◆ Data lines:
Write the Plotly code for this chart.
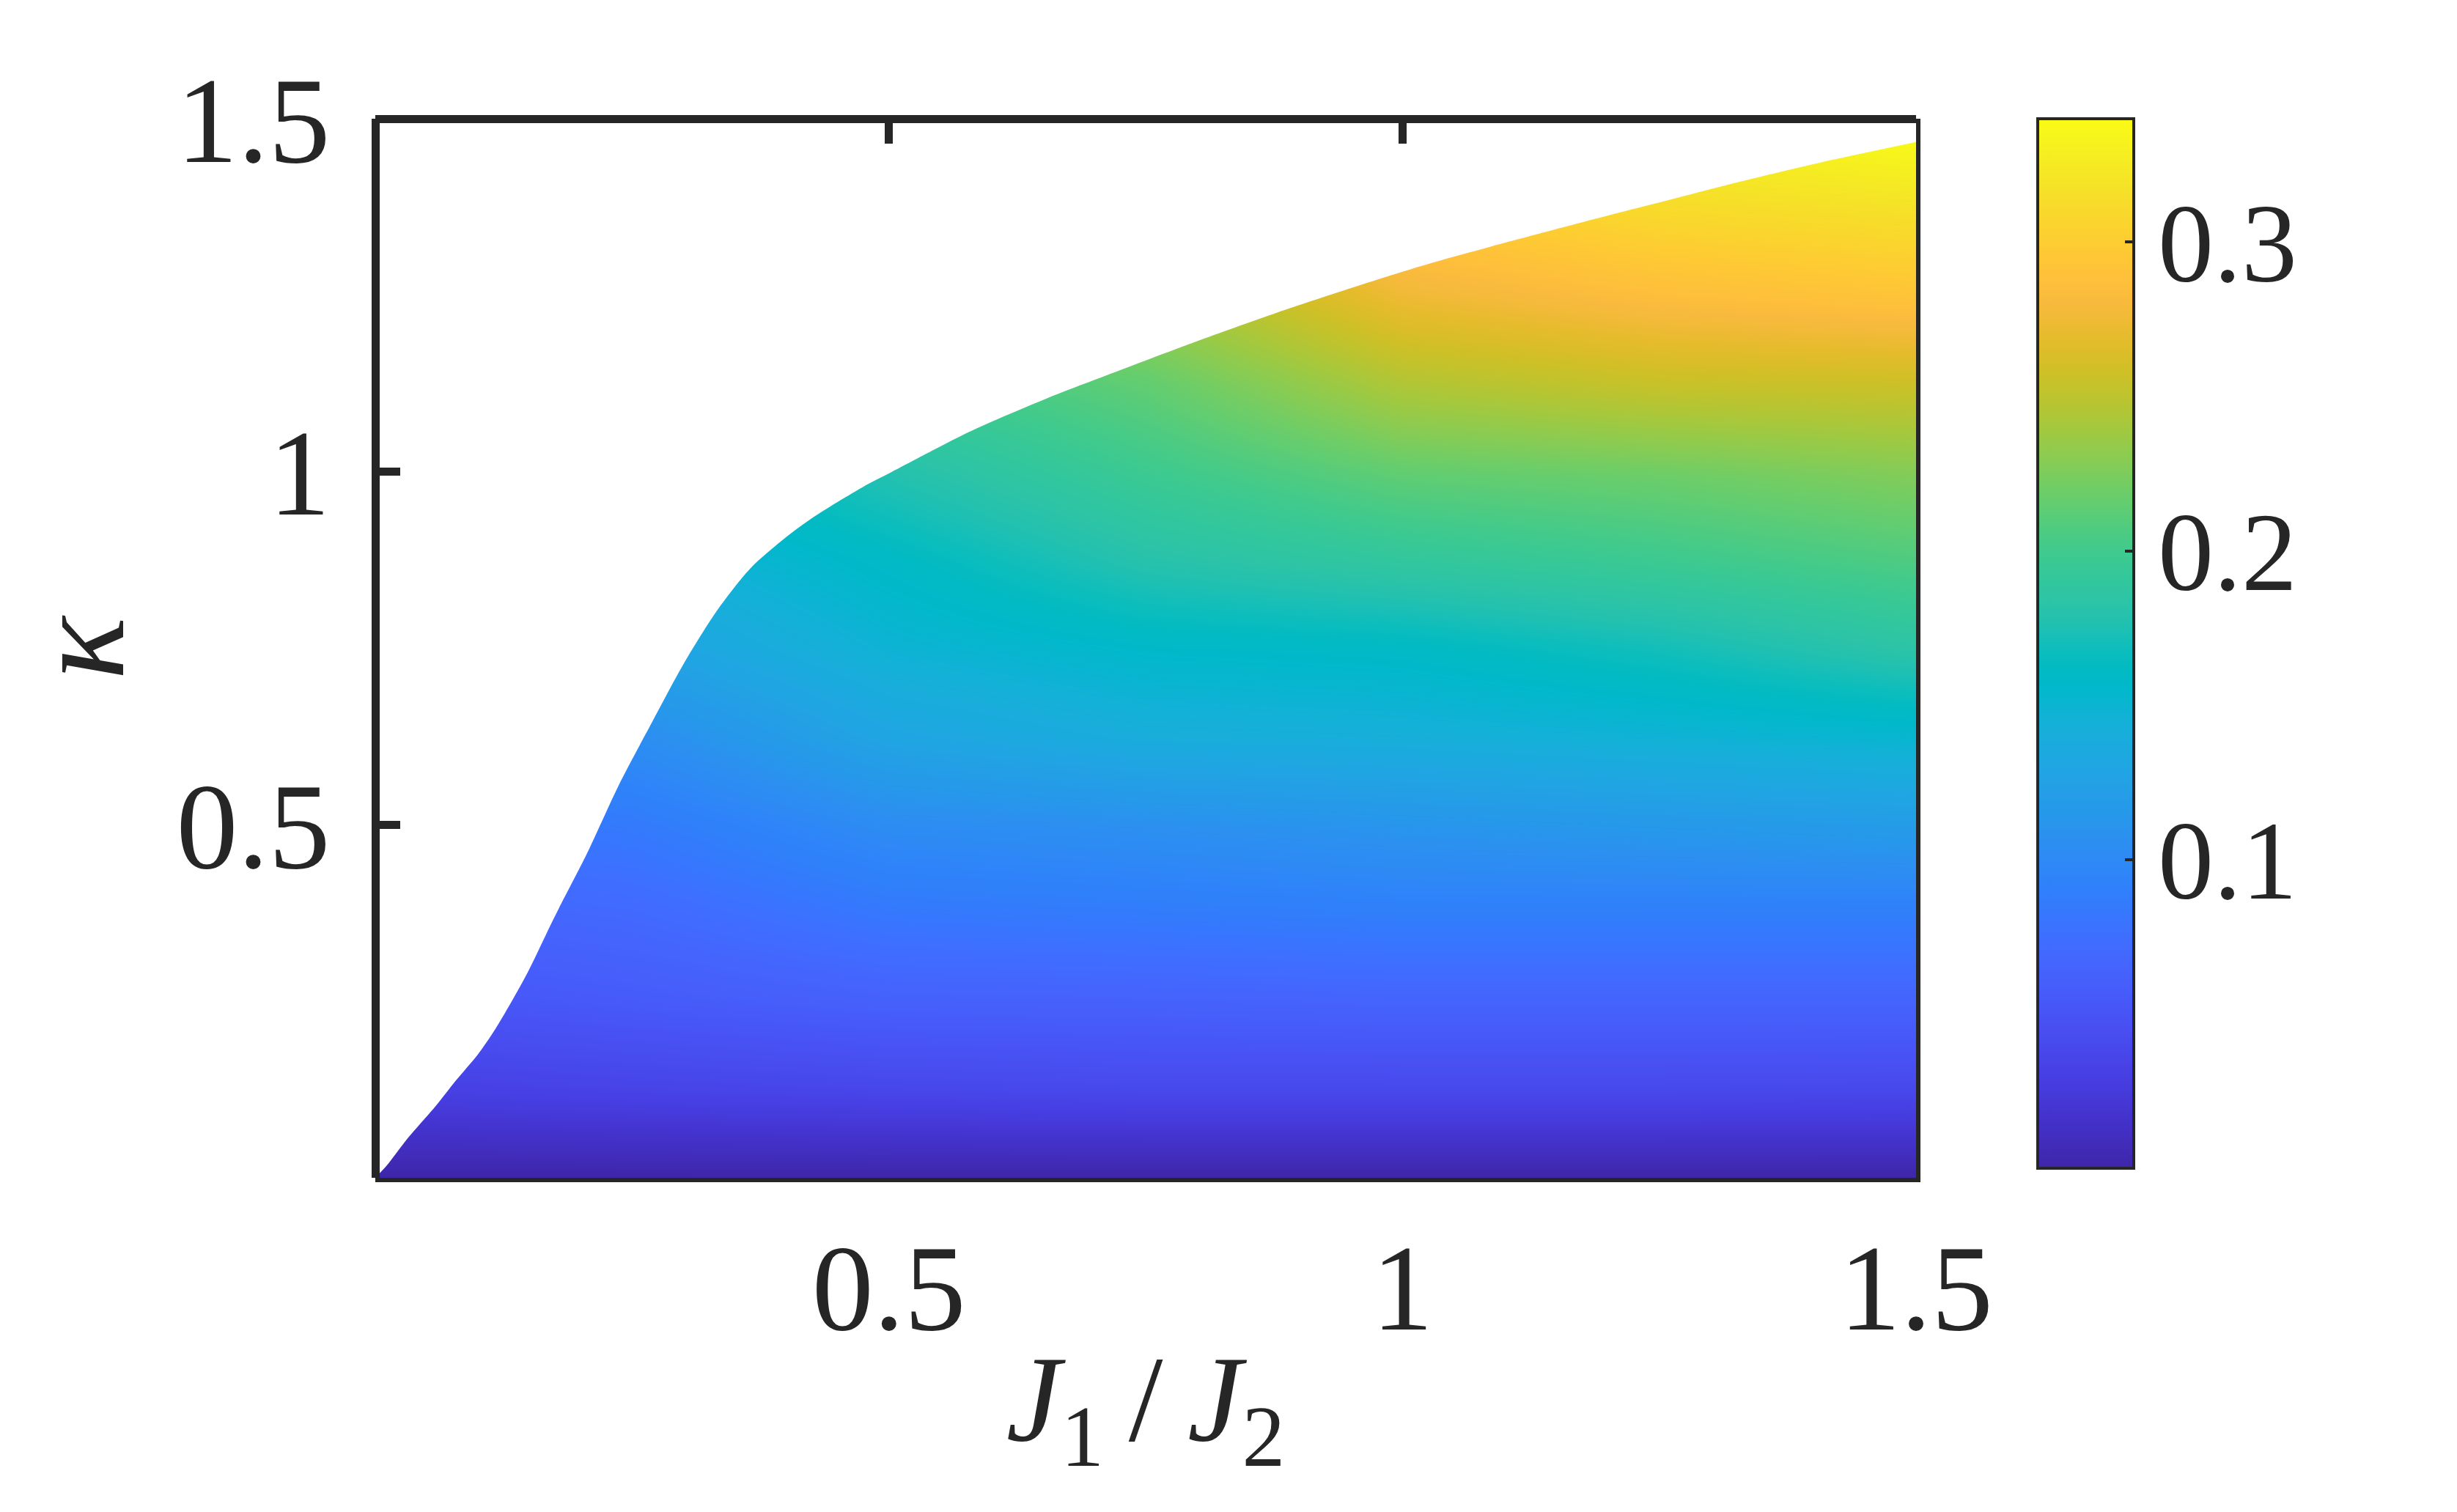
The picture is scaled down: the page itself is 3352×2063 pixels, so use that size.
import plotly.graph_objects as go

# ---------------- data ----------------
J_GRID = [0.0, 0.25, 0.5, 0.75, 1.0, 1.25, 1.5]
KAPPA_GRID = [0.0, 0.125, 0.25, 0.375, 0.5, 0.625, 0.75, 0.875, 1.0, 1.125, 1.25, 1.375, 1.5]

# colour value per kappa row (columns follow J_GRID)
Z_K0000 = [0.000, 0.000, 0.000, 0.000, 0.000, 0.000, 0.000]
Z_K0125 = [0.030, 0.034, 0.037, 0.039, 0.039, 0.039, 0.038]
Z_K0250 = [0.050, 0.056, 0.062, 0.063, 0.065, 0.065, 0.065]
Z_K0375 = [0.064, 0.070, 0.083, 0.086, 0.089, 0.089, 0.089]
Z_K0500 = [0.078, 0.085, 0.103, 0.107, 0.112, 0.116, 0.120]
Z_K0625 = [0.092, 0.104, 0.130, 0.140, 0.142, 0.147, 0.152]
Z_K0750 = [0.110, 0.127, 0.148, 0.157, 0.160, 0.170, 0.184]
Z_K0875 = [0.126, 0.142, 0.160, 0.180, 0.190, 0.198, 0.207]
Z_K1000 = [0.140, 0.157, 0.178, 0.198, 0.215, 0.220, 0.228]
Z_K1125 = [0.156, 0.174, 0.198, 0.215, 0.245, 0.255, 0.257]
Z_K1250 = [0.172, 0.192, 0.218, 0.240, 0.275, 0.286, 0.292]
Z_K1375 = [0.188, 0.210, 0.238, 0.265, 0.300, 0.312, 0.318]
Z_K1500 = [0.204, 0.228, 0.258, 0.290, 0.325, 0.335, 0.345]

# phase boundary kappa_c(J1/J2); region above it is empty
J_BOUND = [0.0, 0.011, 0.031, 0.059, 0.078, 0.100, 0.117, 0.148, 0.174, 0.206, 0.237,
           0.269, 0.301, 0.333, 0.365, 0.397, 0.428, 0.479, 0.503, 0.579, 0.654,
           0.729, 0.804, 0.879, 0.954, 1.029, 1.104, 1.179, 1.254, 1.329, 1.404, 1.5]
K_BOUND = [0.0, 0.017, 0.055, 0.102, 0.137, 0.175, 0.211, 0.290, 0.368, 0.459, 0.556,
           0.644, 0.730, 0.804, 0.863, 0.904, 0.937, 0.982, 1.000, 1.057, 1.104,
           1.146, 1.187, 1.226, 1.262, 1.296, 1.326, 1.355, 1.383, 1.411, 1.437, 1.467]

X_TICKS = [0.5, 1, 1.5]
Y_TICKS = [0.5, 1, 1.5]
C_TICKS = [0.1, 0.2, 0.3]
X_RANGE = [0.0, 1.5]
Y_RANGE = [0.0, 1.5]
C_RANGE = [0.0, 0.34]

# ---------------- style ----------------
PARULA = [
    (0.2422, 0.1504, 0.6603), (0.2504, 0.1650, 0.7076), (0.2578, 0.1818, 0.7511),
    (0.2647, 0.1978, 0.7952), (0.2706, 0.2147, 0.8364), (0.2751, 0.2342, 0.8710),
    (0.2783, 0.2559, 0.8991), (0.2803, 0.2782, 0.9221), (0.2813, 0.3006, 0.9414),
    (0.2810, 0.3228, 0.9579), (0.2795, 0.3447, 0.9717), (0.2760, 0.3667, 0.9829),
    (0.2699, 0.3892, 0.9906), (0.2602, 0.4123, 0.9952), (0.2440, 0.4358, 0.9988),
    (0.2206, 0.4603, 0.9973), (0.1963, 0.4847, 0.9892), (0.1834, 0.5074, 0.9798),
    (0.1786, 0.5289, 0.9682), (0.1764, 0.5499, 0.9520), (0.1687, 0.5703, 0.9359),
    (0.1540, 0.5902, 0.9218), (0.1460, 0.6091, 0.9079), (0.1380, 0.6276, 0.8973),
    (0.1248, 0.6459, 0.8883), (0.1113, 0.6635, 0.8763), (0.0952, 0.6798, 0.8598),
    (0.0689, 0.6948, 0.8394), (0.0297, 0.7082, 0.8163), (0.0036, 0.7203, 0.7917),
    (0.0067, 0.7312, 0.7660), (0.0433, 0.7411, 0.7394), (0.0964, 0.7500, 0.7120),
    (0.1408, 0.7584, 0.6842), (0.1717, 0.7670, 0.6554), (0.1938, 0.7758, 0.6251),
    (0.2161, 0.7843, 0.5923), (0.2470, 0.7918, 0.5567), (0.2906, 0.7973, 0.5188),
    (0.3406, 0.8008, 0.4789), (0.3909, 0.8029, 0.4354), (0.4456, 0.8024, 0.3909),
    (0.5044, 0.7993, 0.3480), (0.5616, 0.7942, 0.3045), (0.6174, 0.7876, 0.2612),
    (0.6720, 0.7793, 0.2227), (0.7242, 0.7698, 0.1910), (0.7738, 0.7598, 0.1646),
    (0.8203, 0.7498, 0.1535), (0.8634, 0.7406, 0.1596), (0.9035, 0.7330, 0.1774),
    (0.9393, 0.7288, 0.2100), (0.9728, 0.7298, 0.2394), (0.9956, 0.7434, 0.2371),
    (0.9970, 0.7659, 0.2199), (0.9952, 0.7893, 0.2028), (0.9892, 0.8136, 0.1885),
    (0.9786, 0.8386, 0.1766), (0.9676, 0.8639, 0.1643), (0.9610, 0.8890, 0.1537),
    (0.9597, 0.9135, 0.1423), (0.9628, 0.9373, 0.1265), (0.9691, 0.9606, 0.1064),
    (0.9769, 0.9839, 0.0805)]
n = len(PARULA)
COLORSCALE = [[i / (n - 1), "rgb(%d,%d,%d)" % tuple(round(255 * c) for c in rgb)]
              for i, rgb in enumerate(PARULA)]

INK = "#262626"
FONT = "Liberation Serif"
W, H = 3352, 2063
PLOT_L, PLOT_R, PLOT_T, PLOT_B = 504, 2606, 154, 1599
CB_LEFT = 2772

Z = [Z_K0000, Z_K0125, Z_K0250, Z_K0375, Z_K0500, Z_K0625, Z_K0750,
     Z_K0875, Z_K1000, Z_K1125, Z_K1250, Z_K1375, Z_K1500]

fig = go.Figure()
fig.add_trace(go.Heatmap(
    x=J_GRID, y=KAPPA_GRID, z=Z, zsmooth="best",
    colorscale=COLORSCALE, zmin=C_RANGE[0], zmax=C_RANGE[1],
    hoverinfo="skip",
    colorbar=dict(
        x=(CB_LEFT - PLOT_L) / (PLOT_R - PLOT_L), xanchor="left", xpad=0,
        y=1, yanchor="top", ypad=0, len=0.991, lenmode="fraction",
        thickness=131, outlinewidth=4, outlinecolor=INK,
        tickvals=C_TICKS, tickprefix="\u00a0\u200a",
        ticks="inside", ticklen=14, tickwidth=4, tickcolor=INK,
        tickfont=dict(family=FONT, size=152, color=INK),
    ),
))

# blank out the region above the boundary: the boundary curve, then a
# line above the plot filled back down to it
pad_x = 0.05 * (X_RANGE[1] - X_RANGE[0])
pad_y = 0.05 * (Y_RANGE[1] - Y_RANGE[0])
fig.add_trace(go.Scatter(
    x=J_BOUND, y=K_BOUND, mode="lines",
    line=dict(width=0, color="white", shape="spline", smoothing=0.8),
    hoverinfo="skip", showlegend=False))
fig.add_trace(go.Scatter(
    x=[X_RANGE[0] - pad_x, X_RANGE[1] + pad_x],
    y=[Y_RANGE[1] + pad_y, Y_RANGE[1] + pad_y],
    mode="lines", fill="tonexty", fillcolor="white",
    line=dict(width=0, color="white"), hoverinfo="skip", showlegend=False))

# helper traces so that the top and right frame axes exist
fig.add_trace(go.Scatter(x=[None], y=[None], xaxis="x2", yaxis="y",
                         hoverinfo="skip", showlegend=False))
fig.add_trace(go.Scatter(x=[None], y=[None], xaxis="x", yaxis="y2",
                         hoverinfo="skip", showlegend=False))

common = dict(showgrid=False, zeroline=False, linecolor=INK, tickcolor=INK)

fig.update_layout(
    width=W, height=H,
    margin=dict(l=PLOT_L, r=W - PLOT_R, t=PLOT_T, b=H - PLOT_B, pad=0),
    paper_bgcolor="white", plot_bgcolor="white",
    font=dict(family=FONT, color=INK),
    showlegend=False,
    xaxis=dict(range=X_RANGE, tickvals=X_TICKS, ticks="", showline=True,
               linewidth=5.5, tickfont=dict(size=168, family=FONT, color=INK),
               ticklabelstandoff=0,
               title=dict(text="<i>J</i><sub>1</sub>\u2009/\u2009<i>J</i><sub>2</sub>",
                          font=dict(size=168, family=FONT, color=INK), standoff=0),
               **common),
    yaxis=dict(range=Y_RANGE, anchor="free", position=0, tickvals=Y_TICKS,
               ticks="inside", ticklen=28, tickwidth=11, showline=True, linewidth=11,
               tickfont=dict(size=168, family=FONT, color=INK), ticklabelstandoff=23,
               title=dict(text="<i>κ</i>", font=dict(size=180, family=FONT, color=INK),
                          standoff=95),
               **common),
    xaxis2=dict(overlaying="x", anchor="free", position=1, side="top", range=X_RANGE,
                tickvals=[0.5, 1], ticks="inside", ticklen=28, tickwidth=11,
                showticklabels=False, showline=True, linewidth=11, **common),
    yaxis2=dict(overlaying="y", anchor="x", side="right", range=Y_RANGE,
                ticks="", showticklabels=False, showline=True, linewidth=5.5, **common),
)

fig.write_html("out.html")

◆ Task: The lines from the top of the data above through the one holding "C_RANGE = [0.0, 0.34]" are to be repeated exactly, and only those, with no pictures.

◆ Expected answer:
Write the Plotly code for this chart.
The picture is scaled down: the page itself is 3352×2063 pixels, so use that size.
import plotly.graph_objects as go

# ---------------- data ----------------
J_GRID = [0.0, 0.25, 0.5, 0.75, 1.0, 1.25, 1.5]
KAPPA_GRID = [0.0, 0.125, 0.25, 0.375, 0.5, 0.625, 0.75, 0.875, 1.0, 1.125, 1.25, 1.375, 1.5]

# colour value per kappa row (columns follow J_GRID)
Z_K0000 = [0.000, 0.000, 0.000, 0.000, 0.000, 0.000, 0.000]
Z_K0125 = [0.030, 0.034, 0.037, 0.039, 0.039, 0.039, 0.038]
Z_K0250 = [0.050, 0.056, 0.062, 0.063, 0.065, 0.065, 0.065]
Z_K0375 = [0.064, 0.070, 0.083, 0.086, 0.089, 0.089, 0.089]
Z_K0500 = [0.078, 0.085, 0.103, 0.107, 0.112, 0.116, 0.120]
Z_K0625 = [0.092, 0.104, 0.130, 0.140, 0.142, 0.147, 0.152]
Z_K0750 = [0.110, 0.127, 0.148, 0.157, 0.160, 0.170, 0.184]
Z_K0875 = [0.126, 0.142, 0.160, 0.180, 0.190, 0.198, 0.207]
Z_K1000 = [0.140, 0.157, 0.178, 0.198, 0.215, 0.220, 0.228]
Z_K1125 = [0.156, 0.174, 0.198, 0.215, 0.245, 0.255, 0.257]
Z_K1250 = [0.172, 0.192, 0.218, 0.240, 0.275, 0.286, 0.292]
Z_K1375 = [0.188, 0.210, 0.238, 0.265, 0.300, 0.312, 0.318]
Z_K1500 = [0.204, 0.228, 0.258, 0.290, 0.325, 0.335, 0.345]

# phase boundary kappa_c(J1/J2); region above it is empty
J_BOUND = [0.0, 0.011, 0.031, 0.059, 0.078, 0.100, 0.117, 0.148, 0.174, 0.206, 0.237,
           0.269, 0.301, 0.333, 0.365, 0.397, 0.428, 0.479, 0.503, 0.579, 0.654,
           0.729, 0.804, 0.879, 0.954, 1.029, 1.104, 1.179, 1.254, 1.329, 1.404, 1.5]
K_BOUND = [0.0, 0.017, 0.055, 0.102, 0.137, 0.175, 0.211, 0.290, 0.368, 0.459, 0.556,
           0.644, 0.730, 0.804, 0.863, 0.904, 0.937, 0.982, 1.000, 1.057, 1.104,
           1.146, 1.187, 1.226, 1.262, 1.296, 1.326, 1.355, 1.383, 1.411, 1.437, 1.467]

X_TICKS = [0.5, 1, 1.5]
Y_TICKS = [0.5, 1, 1.5]
C_TICKS = [0.1, 0.2, 0.3]
X_RANGE = [0.0, 1.5]
Y_RANGE = [0.0, 1.5]
C_RANGE = [0.0, 0.34]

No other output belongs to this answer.